My prediction: There is just no enthusiasm this year. Back in 2002, Democrats fixated on the fact that no Democrat had been governor for 26 years, and Blagojevich's father-in-law, Alderman Dick Mell, promised everybody that "The Kid" would be a veritable Santa Claus in Springfield, doling out jobs and contracts to worthy Democrats.

Since then Blagojevich has repudiated Mell, has doled out jobs to those who contribute, and has been intentionally uncooperative with the General Assembly's Democratic majority. The Democratic "establishment" could care less if "The Kid" wins, and they probably prefer Topinka, since she would work with them and likely would raise taxes.

In addition, a series of state scandals would, at best, undermine the Democrats' chances of holding the governorship in 2010, when Attorney General Lisa Madigan is set to run for the post.

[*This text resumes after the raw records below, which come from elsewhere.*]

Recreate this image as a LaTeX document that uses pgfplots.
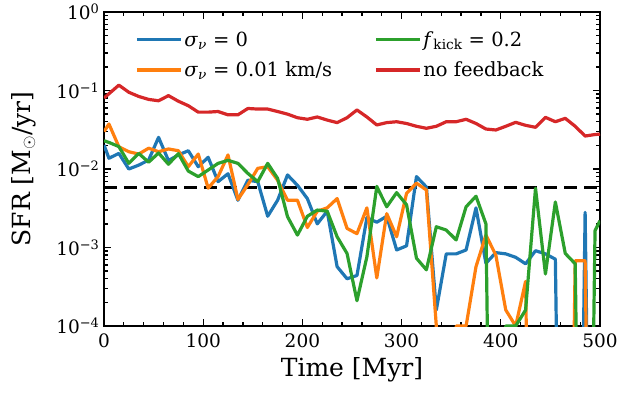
\documentclass[border=0pt]{standalone}
\usepackage{fontspec}
\setmainfont{DejaVu Serif}
\usepackage{pgfplots}
\pgfplotsset{compat=1.18}
\definecolor{tabblue}{HTML}{1F77B4}
\definecolor{taborange}{HTML}{FF7F0E}
\definecolor{tabgreen}{HTML}{2CA02C}
\definecolor{tabred}{HTML}{D62728}
\begin{document}
\begin{tikzpicture}
\path[use as bounding box] (-104pt,-71pt) rectangle (516pt,326pt);
\begin{axis}[
  at={(0pt,0pt)}, anchor=south west,
  scale only axis, width=496pt, height=314pt,
  xmin=0, xmax=500, ymode=log, ymin=1e-4, ymax=1,
  xtick={0,100,200,300,400,500},
  minor x tick num=4,
  ytick={1e-4,1e-3,1e-2,1e-1,1},
  yticklabels={10\textsuperscript{−4},10\textsuperscript{−3},10\textsuperscript{−2},10\textsuperscript{−1},10\textsuperscript{0}},
  /pgf/number format/assume math mode=true,
  tick align=inside, xtick pos=both, ytick pos=both,
  major tick length=7pt, minor tick length=4pt,
  tick style={line width=1.3pt, black},
  axis line style={line width=2pt},
  ticklabel style={font=\fontsize{18.5}{20}\selectfont},
  xticklabel style={yshift=-4pt},
  yticklabel style={xshift=-1pt},
  xlabel={Time [Myr]},
  ylabel={SFR [M$_\odot$/yr]},
  label style={font=\fontsize{25}{28}\selectfont},
  xlabel style={at={(axis description cs:0.5,-0.162)}, anchor=base},
  ylabel style={at={(axis description cs:-0.149,0.5)}, anchor=base, rotate=0},
  legend columns=2, transpose legend,
  legend cell align=left,
  legend image code/.code={\draw[#1] (0pt,0pt) -- (44pt,0pt);},
  legend style={draw=none, fill=none, at={(axis description cs:0.0625,0.945)}, anchor=north west,
    font=\fontsize{19.5}{24}\selectfont, inner sep=0pt, row sep=10pt,
    /tikz/every even column/.append style={column sep=40pt}},
  every axis plot/.append style={line width=3.2pt, line join=round},
]
\addplot[black, dash pattern=on 13pt off 7pt, line width=3.3pt, forget plot] coordinates {(0,0.0058) (500,0.0058)};
\addplot[tabblue] coordinates {
(0,0.0202) (5,0.0137) (15,0.0158) (25,0.0100) (35,0.0112) (45,0.0130) (55,0.0253) (65,0.0128) (75,0.0151) (85,0.0171)
(95,0.0107) (105,0.0141) (115,0.0069) (125,0.0087) (135,0.0040) (145,0.0072) (155,0.0069) (165,0.0025) (175,0.0040) (185,0.0084)
(195,0.0062) (205,0.0042) (215,0.0020) (225,0.0029) (235,0.00057) (245,0.00040) (255,0.00044) (265,0.0024) (275,0.0021) (285,0.0025)
(295,0.00093) (305,0.00105) (315,0.0080) (325,0.0059) (335,0.00016) (345,0.00083) (355,0.00083) (365,0.00093) (375,0.0032) (385,0.00063)
(395,0.00086) (405,0.00083) (415,0.00075) (425,0.00062) (435,0.00091) (445,0.00083) (455,0.00071) (465,1e-12) (475,1e-12) (485,0.0028)
(495,1e-12) (500,1e-12)};
\addlegendentry{\textit{σ}\textsubscript{\textit{ν}} = 0}
\addplot[taborange] coordinates {
(0,0.030) (5,0.0374) (15,0.0192) (25,0.0166) (35,0.0155) (45,0.0184) (55,0.0166) (65,0.0180) (75,0.0171) (85,0.0107)
(95,0.0155) (105,0.0057) (115,0.0080) (125,0.0151) (135,0.0041) (145,0.0063) (155,0.0102) (165,0.0107) (175,0.0072) (185,0.0040)
(195,0.0040) (205,0.0018) (215,0.0029) (225,0.0032) (235,0.0042) (245,0.00175) (255,0.0015) (265,0.0032) (275,0.00041) (285,0.0027)
(295,0.00137) (305,0.0049) (315,0.0066) (325,0.0054) (335,0.0001) (345,1e-12) (355,0.0001) (365,0.0001) (375,0.00057) (385,0.00144)
(395,0.0008) (405,0.00016) (415,0.0001) (425,0.00037) (435,1e-12) (445,1e-12) (455,1e-12) (465,1e-12) (475,0.00068) (485,0.00068)
(495,1e-12) (500,1e-12)};
\addlegendentry{\textit{σ}\textsubscript{\textit{ν}} = 0.01 km/s}
\addplot[tabgreen] coordinates {
(0,0.0229) (5,0.0218) (15,0.0193) (25,0.0118) (35,0.0158) (45,0.0122) (55,0.0160) (65,0.0115) (75,0.0157) (85,0.0094)
(95,0.0080) (105,0.0097) (115,0.0118) (125,0.0129) (135,0.0118) (145,0.0088) (155,0.0069) (165,0.0118) (175,0.0076) (185,0.00247)
(195,0.00144) (205,0.0025) (215,0.0030) (225,0.0029) (235,0.00137) (245,0.00084) (255,0.00021) (265,0.00076) (275,0.0060) (285,0.0033)
(295,0.0050) (305,0.0035) (315,0.00073) (325,0.00052) (335,0.00184) (345,0.00167) (355,0.00125) (365,0.0033) (375,0.0045) (385,0.0020)
(395,1e-12) (405,0.0001) (415,0.0001) (425,0.00016) (435,0.0057) (445,0.00046) (455,0.0038) (465,0.00084) (475,0.00062) (485,1e-12)
(495,0.00164) (500,0.0022)};
\addlegendentry{\textit{f}\textsubscript{kick} = 0.2}
\addplot[tabred] coordinates {
(0,0.080) (5,0.091) (15,0.117) (25,0.095) (35,0.084) (45,0.077) (55,0.074) (65,0.086) (75,0.073) (85,0.064)
(95,0.053) (105,0.053) (115,0.054) (125,0.049) (135,0.049) (145,0.059) (155,0.058) (165,0.058) (175,0.054) (185,0.050)
(195,0.045) (205,0.043) (215,0.046) (225,0.042) (235,0.039) (245,0.045) (255,0.0565) (265,0.046) (275,0.0364) (285,0.039)
(295,0.040) (305,0.038) (315,0.035) (325,0.033) (335,0.035) (345,0.040) (355,0.040) (365,0.043) (375,0.038) (385,0.0323)
(395,0.0314) (405,0.035) (415,0.0393) (425,0.036) (435,0.034) (445,0.0455) (455,0.040) (465,0.0442) (475,0.035) (485,0.0263)
(495,0.0275) (500,0.0278)};
\addlegendentry{no feedback}
\end{axis}
\end{tikzpicture}
\end{document}
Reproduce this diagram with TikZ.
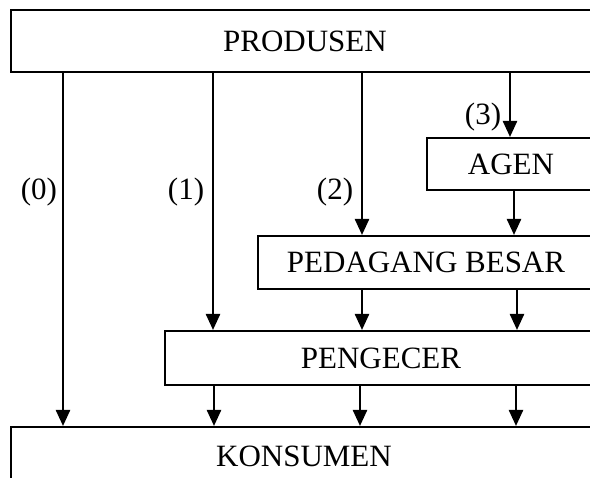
\documentclass[tikz,border=0pt]{standalone}
\usepackage{fontspec}
\setmainfont{Liberation Serif}
\usetikzlibrary{arrows.meta}
\begin{document}
\begin{tikzpicture}[x=1pt,y=-1pt,
  every node/.style={font=\fontsize{31}{36}\selectfont},
  level/.style={draw, line width=2pt, rectangle, inner sep=0pt},
  flow/.style={line width=2.4pt, -{Triangle[length=16pt,width=14pt]}},
  tag/.style={inner sep=0pt}]
  % frame of the page
  \fill[white] (0,0) rectangle (590,478);
  \clip (0,0) rectangle (590,478);

  % distribution levels
  \node[level, minimum width=588pt, minimum height=62pt] (prod) at (305,41) {PRODUSEN};
  \node[level, minimum width=168pt, minimum height=52pt] (agen) at (511,164) {AGEN};
  \node[level, minimum width=336pt, minimum height=53pt] (pb) at (426,262.5) {PEDAGANG BESAR};
  \node[level, minimum width=432pt, minimum height=54pt] (peng) at (381,358) {PENGECER};
  \node[level, minimum width=586pt, minimum height=58pt] (kons) at (304,456) {KONSUMEN};

  % channel labels
  \node[tag] (l0) at (39,192) {(0)};
  \node[tag] (l1) at (186,192) {(1)};
  \node[tag] (l2) at (335,192) {(2)};
  \node[tag] (l3) at (483,117) {(3)};

  % channel (0)
  \draw[flow] (prod.south -| 63,0) -- (kons.north -| 63,0);
  % channel (1)
  \draw[flow] (prod.south -| 213,0) -- (peng.north -| 213,0);
  \draw[flow] (peng.south -| 214,0) -- (kons.north -| 214,0);
  % channel (2)
  \draw[flow] (prod.south -| 362,0) -- (pb.north -| 362,0);
  \draw[flow] (pb.south -| 362,0) -- (peng.north -| 362,0);
  \draw[flow] (peng.south -| 360,0) -- (kons.north -| 360,0);
  % channel (3)
  \draw[flow] (prod.south -| 510,0) -- (agen.north -| 510,0);
  \draw[flow] (agen.south -| 514,0) -- (pb.north -| 514,0);
  \draw[flow] (pb.south -| 517,0) -- (peng.north -| 517,0);
  \draw[flow] (peng.south -| 516,0) -- (kons.north -| 516,0);
\end{tikzpicture}
\end{document}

At worst, if Blagojevich were removed from office, the much-detested Lieutenant Governor Pat Quinn would move up, and his independence riles legislators even more than Blagojevich's arrogance.

Back in 2002 Blagojevich successfully demonized Jim Ryan as an "extremist" on social issues and criticized him for not ferreting out corruption in George Ryan's administration. He called himself the "New Way," and he won because he was not named Ryan.

Blagojevich carried 35 of Illinois' 102 counties. He won Cook County by 466,974 votes, carrying Chicago by 416,050 votes and the suburbs by 50,924 votes. A Republican, to win statewide, must hold the Democrat's margin to fewer than 400,000 votes in Cook County.

In the Collar Counties of DuPage, Kane, Lake, McHenry and Will, Ryan beat Blagojevich by just 147,338 votes, a pathetically small margin for a Republican. In the other 96 counties, Ryan won by only 69,556 votes. Because of the interaction of Mell with numerous Downstate Democratic county chairmen, and the promises of jobs, "The Kid" ran amazingly well in rural areas.

Topinka's game plan is to win Downstate by 200,000 votes and the Collar Counties by 200,000 and to hold Blagojevich's margin under 400,000 in Cook County. That won't happen. The governor is highly unpopular Downstate, and he will lose there by 180,000 votes, but Topinka's support is soft in the Collar Counties, where she'll win by 125,000 votes, with Whitney doing well.

Topinka hoped that white Chicago Democratic committeemen would "cut" Blagojevich. Instead, they're just ignoring the governor's race. Turnout was 3.5 million in 2002. It will drop to 3.3 million in 2006. Blagojevich will get 1.48 million votes, to Topinka's 1.32 million, with Whitney getting almost 500,000.